1980 Sonrası hakim olarak Manise ili Alaşehir ilçesinde görev yaparken, Adalet Bakanlığından gelen bir yazı ile,”Alevilik” konusunda bir seminer verdim. Daha sonra yıllar geçti, 2012 yılı yaz ayında bir akşam üstü, sayın Prof. Dr. İzzettin Doğan ile Balıkesir ili Altınoluk ilçesi deniz sahilindeki Elbis Otelinde bir söyleşimiz oldu. Muhterem beyefendiye yaklaşık şu ifadeyi kullandığımı halen hatırlıyorum, “Çok acı ki, bizler Aleviliği halen tam olarak bilmiyoruz.

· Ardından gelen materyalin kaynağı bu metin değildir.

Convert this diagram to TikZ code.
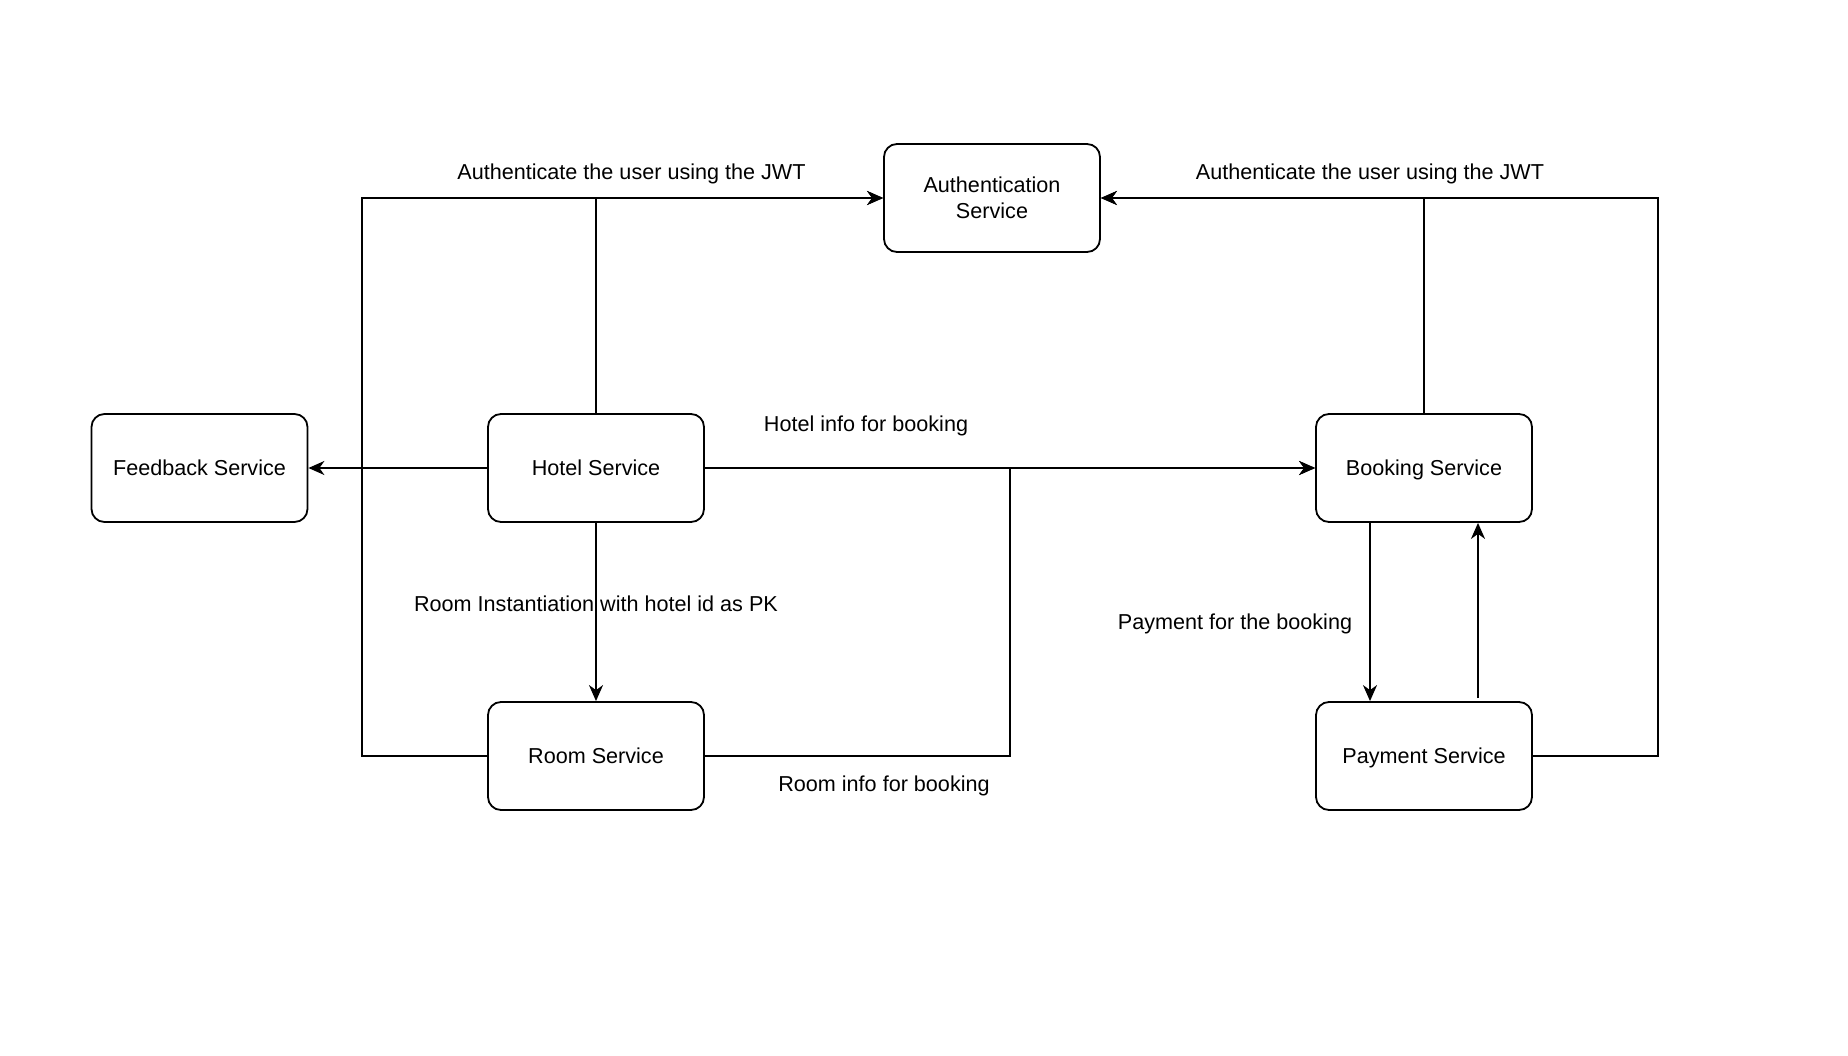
\documentclass[tikz,border=0pt]{standalone}
\usepackage{fontspec}
\setmainfont{Liberation Sans}
\usetikzlibrary{arrows.meta}
\tikzset{
  svc/.style={draw=black, line width=1.8pt, rounded corners=13pt, minimum width=216pt, minimum height=108pt, inner sep=0pt, align=center, font=\fontsize{21.6}{26}\selectfont, text height=15.8pt, text depth=0pt},
  lbl/.style={inner sep=0pt, font=\fontsize{21.6}{26}\selectfont, text height=15.8pt, text depth=0pt},
  conn/.style={draw=black, line width=1.8pt},
  arr/.style={conn, -{Stealth[length=16pt, width=14pt, inset=5pt]}}
}
\begin{document}
\begin{tikzpicture}[x=1pt, y=-1pt]
\useasboundingbox (0,0) rectangle (1848,1056);
\fill[white] (0,0) rectangle (1848,1056);
% nodes
\node[svc, text height=41.8pt] (auth) at (992,198) {Authentication\\Service};
\node[svc] (feedback) at (199.5,468) {Feedback Service};
\node[svc] (hotel) at (596,468) {Hotel Service};
\node[svc] (booking) at (1424,468) {Booking Service};
\node[svc] (room) at (596,756) {Room Service};
\node[svc] (payment) at (1424,756) {Payment Service};
% bend points
\coordinate (lefttop) at (362,198);
\coordinate (midrow) at (1010,468);
\coordinate (righttop) at (1658,198);
% connectors
\draw[arr] (room.west) -| (lefttop) -- (auth.west);
\draw[arr] (hotel.north) |- (auth.west);
\draw[arr] (hotel.west) -- (feedback.east);
\draw[arr] (hotel.east) -- (booking.west);
\draw[arr] (room.east) -| (midrow) -- (booking.west);
\draw[arr] (hotel.south) -- (room.north);
\draw[arr] (payment.east) -| (righttop) -- (auth.east);
\draw[arr] (booking.north) |- (auth.east);
\draw[arr] ([xshift=-54pt]booking.south) -- ([xshift=-54pt]payment.north);
\draw[arr] ([xshift=54pt,yshift=3pt]payment.north) -- ([xshift=54pt]booking.south);
% labels
\node[lbl] (l1) at (631.5,172) {Authenticate the user using the JWT};
\node[lbl] (l2) at (1370,172) {Authenticate the user using the JWT};
\node[lbl] (l3) at (866,424) {Hotel info for booking};
\node[lbl] (l4) at (596,604) {Room Instantiation with hotel id as PK};
\node[lbl] (l5) at (1235,622) {Payment for the booking};
\node[lbl] (l6) at (884,784) {Room info for booking};
\end{tikzpicture}
\end{document}
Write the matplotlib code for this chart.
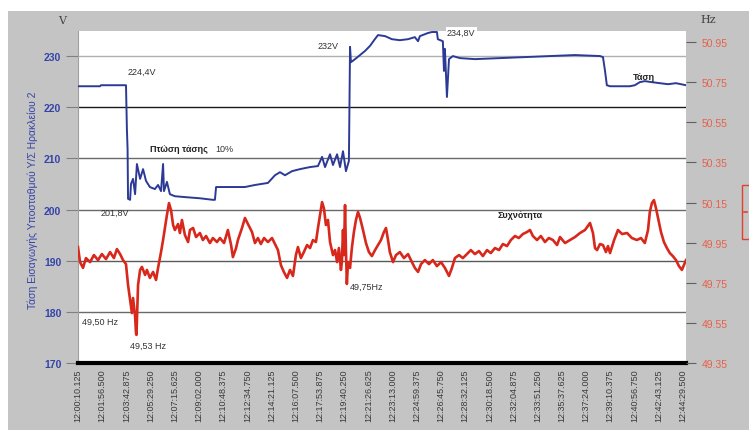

Bu durumda; a) Alevilerle ilgili eşitlik ve ayrımcılık yapmama ilkelerinin geliştirilmesi, b) Alevilerle ilgili inanç özgürlüğünün gerçek anlamda sağlanması için öğreti, kurumsallaşma ve Devlet desteğinin sağlanması, c) Alevi inancı ile ilgili hakların ve kültürlerin hem korunması hem de yaşama geçirilmesi için gerekli düzenlemelerin ve çalışmaların yapılması ivedilikle yerine getirilmeli..”
Nihayet, karanlığı eriyen gecenin, ışığı gelen güneşle yeni bir günün müjdesi açıklanan yasal düzenlemenin kabulü ile alınmış olacaktır. Şimdiden, hem yasa tasarısını hazırlayacak olanları hem de Türkiye Büyük Millet Meclisinde yasayı kabul edecek olan milletvekilleri ile uygulayacak olanları tebrik eder, şükranlarımızı sunarız.
Ailenizle birlikte yürekten esenlik ve mutluluklar diler, en içten saygılarımızı sunarız.